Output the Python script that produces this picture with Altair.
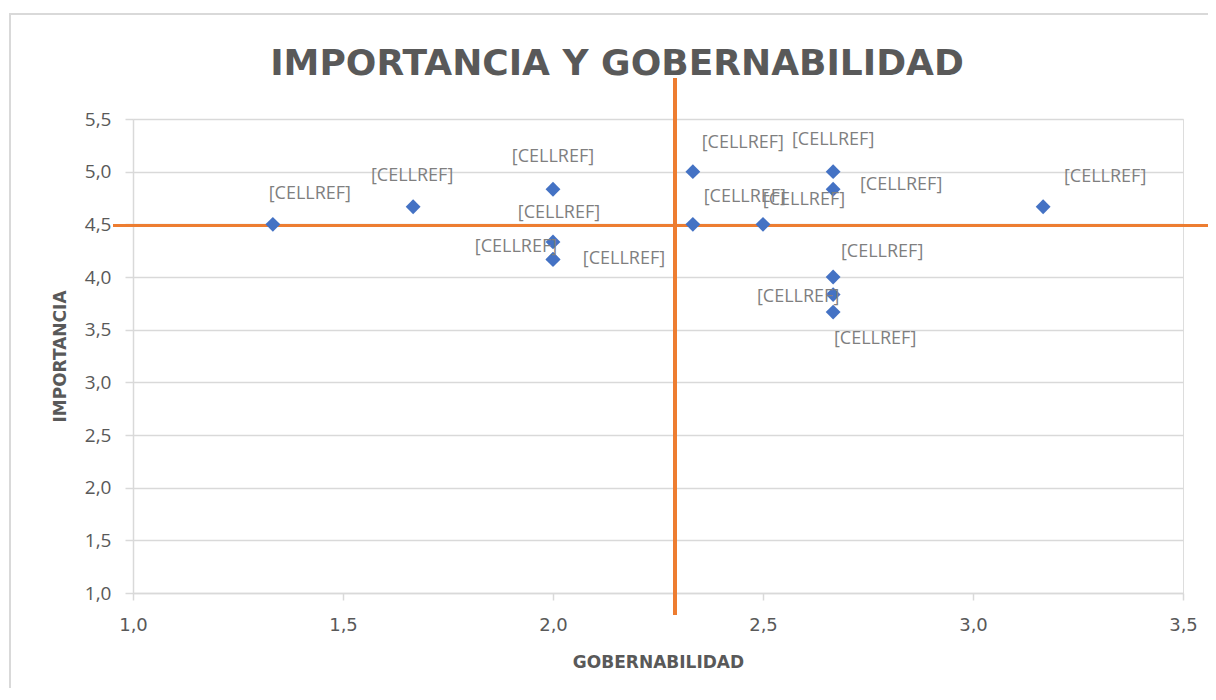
import altair as alt
import pandas as pd

# ---- data ----
gobernabilidad = [1.333, 1.667, 2.0, 2.0, 2.0, 2.0, 2.333, 2.333, 2.5,
                  2.667, 2.667, 2.667, 2.667, 2.667, 3.167]
importancia = [4.5, 4.667, 4.833, 4.333, 4.167, 4.167, 5.0, 4.5, 4.5,
               5.0, 4.833, 4.0, 3.833, 3.667, 4.667]
etiquetas = ["[CELLREF]"] * 15
titulo = "IMPORTANCIA Y GOBERNABILIDAD"

ref_gobernabilidad = 2.29
ref_importancia = 4.49

x_ticks = [1.0, 1.5, 2.0, 2.5, 3.0, 3.5]
y_ticks = [1.0, 1.5, 2.0, 2.5, 3.0, 3.5, 4.0, 4.5, 5.0, 5.5]

# label placement (style only: pixel offsets of each data label)
label_offsets = [(37, -30), (-1, -31), (0, -32), (6, -29), (-37, -12), (71, 0),
                 (50, -29), (52, -27), (41, -24), (0, -32), (68, -4),
                 (49, -25), (-35, 2), (42, 27), (62, -30)]

df = pd.DataFrame({
    "idx": list(range(len(gobernabilidad))),
    "g": gobernabilidad,
    "i": importancia,
    "lbl": etiquetas,
})

GRAY_TXT = "#595959"
GRID = "#d9d9d9"

x_scale = alt.Scale(domain=[1.0, 3.5], nice=False, zero=False)
y_scale = alt.Scale(domain=[1.0, 5.5], nice=False, zero=False)

x_enc = alt.X("g:Q", scale=x_scale, axis=alt.Axis(
    values=x_ticks, title="GOBERNABILIDAD", grid=False, labelFlush=False,
    labelExpr="replace(format(datum.value, '.1f'), '.', ',')",
    labelFont="DejaVu Sans", labelFontSize=18, labelColor=GRAY_TXT,
    labelPadding=16, tickSize=7, tickColor=GRID, domainColor=GRID,
    domainWidth=1.5, tickWidth=1.5,
    titleFont="DejaVu Sans", titleFontSize=17, titleFontWeight="bold",
    titleColor=GRAY_TXT, titleY=69, titleBaseline="middle"))
y_enc = alt.Y("i:Q", scale=y_scale, axis=alt.Axis(
    values=y_ticks, title="IMPORTANCIA", grid=True, gridColor=GRID,
    gridWidth=1.5,
    labelExpr="replace(format(datum.value, '.1f'), '.', ',')",
    labelFont="Open Sans", labelFontSize=19, labelColor=GRAY_TXT,
    labelPadding=14, tickSize=8, tickColor=GRID, domainColor=GRID,
    domainWidth=1.5, tickWidth=1.5,
    titleFont="DejaVu Sans", titleFontSize=17, titleFontWeight="bold",
    titleColor=GRAY_TXT, titleX=-73, titleBaseline="middle"))

base = alt.Chart(df)

border = base.mark_rect(fill=None, stroke=GRID, strokeWidth=2, clip=False).encode(
    x=alt.value(-123), x2=alt.value(1093), y=alt.value(-105), y2=alt.value(591))

title_mark = alt.Chart(pd.DataFrame({"t": [titulo]})).mark_text(
    font="DejaVu Sans", fontSize=36, fontWeight="bold", color=GRAY_TXT,
    align="center", baseline="alphabetic", clip=False
).encode(text="t:N", x=alt.value(484), y=alt.value(-44))

points = base.mark_point(shape="diamond", filled=True, color="#4472C4",
                         size=220, opacity=1).encode(x=x_enc, y=y_enc)

vline = base.mark_rule(color="#ED7D31", strokeWidth=3, clip=False).encode(
    x=alt.datum(ref_gobernabilidad), y=alt.value(-41), y2=alt.value(496))
hline = base.mark_rule(color="#ED7D31", strokeWidth=3, clip=False).encode(
    y=alt.datum(ref_importancia), x=alt.value(-20), x2=alt.value(1090))

label_layers = []
for k, (dx, dy) in enumerate(label_offsets):
    label_layers.append(
        base.transform_filter(alt.datum.idx == k).mark_text(
            font="Open Sans", fontSize=18, color="#7f7f7f",
            align="center", baseline="middle", dx=dx, dy=dy, clip=False
        ).encode(x="g:Q", y="i:Q", text="lbl:N")
    )

chart = alt.layer(border, title_mark, hline, vline, points, *label_layers).properties(
    width=1050, height=474,
    autosize=alt.AutoSizeParams(type="none"),
    padding={"left": 125, "top": 111, "right": 25, "bottom": 95},
).configure_view(stroke=None).configure(background="white")

chart.save("out.html", embed_options={"renderer": "svg", "actions": False})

What this task involves
Repeat the lines of the listing above verbatim, beginning at its first line and ending at the line containing "4.5, 5.0, 5.5]", which is included. Omit pictures.

Written solution
Output the Python script that produces this picture with Altair.
import altair as alt
import pandas as pd

# ---- data ----
gobernabilidad = [1.333, 1.667, 2.0, 2.0, 2.0, 2.0, 2.333, 2.333, 2.5,
                  2.667, 2.667, 2.667, 2.667, 2.667, 3.167]
importancia = [4.5, 4.667, 4.833, 4.333, 4.167, 4.167, 5.0, 4.5, 4.5,
               5.0, 4.833, 4.0, 3.833, 3.667, 4.667]
etiquetas = ["[CELLREF]"] * 15
titulo = "IMPORTANCIA Y GOBERNABILIDAD"

ref_gobernabilidad = 2.29
ref_importancia = 4.49

x_ticks = [1.0, 1.5, 2.0, 2.5, 3.0, 3.5]
y_ticks = [1.0, 1.5, 2.0, 2.5, 3.0, 3.5, 4.0, 4.5, 5.0, 5.5]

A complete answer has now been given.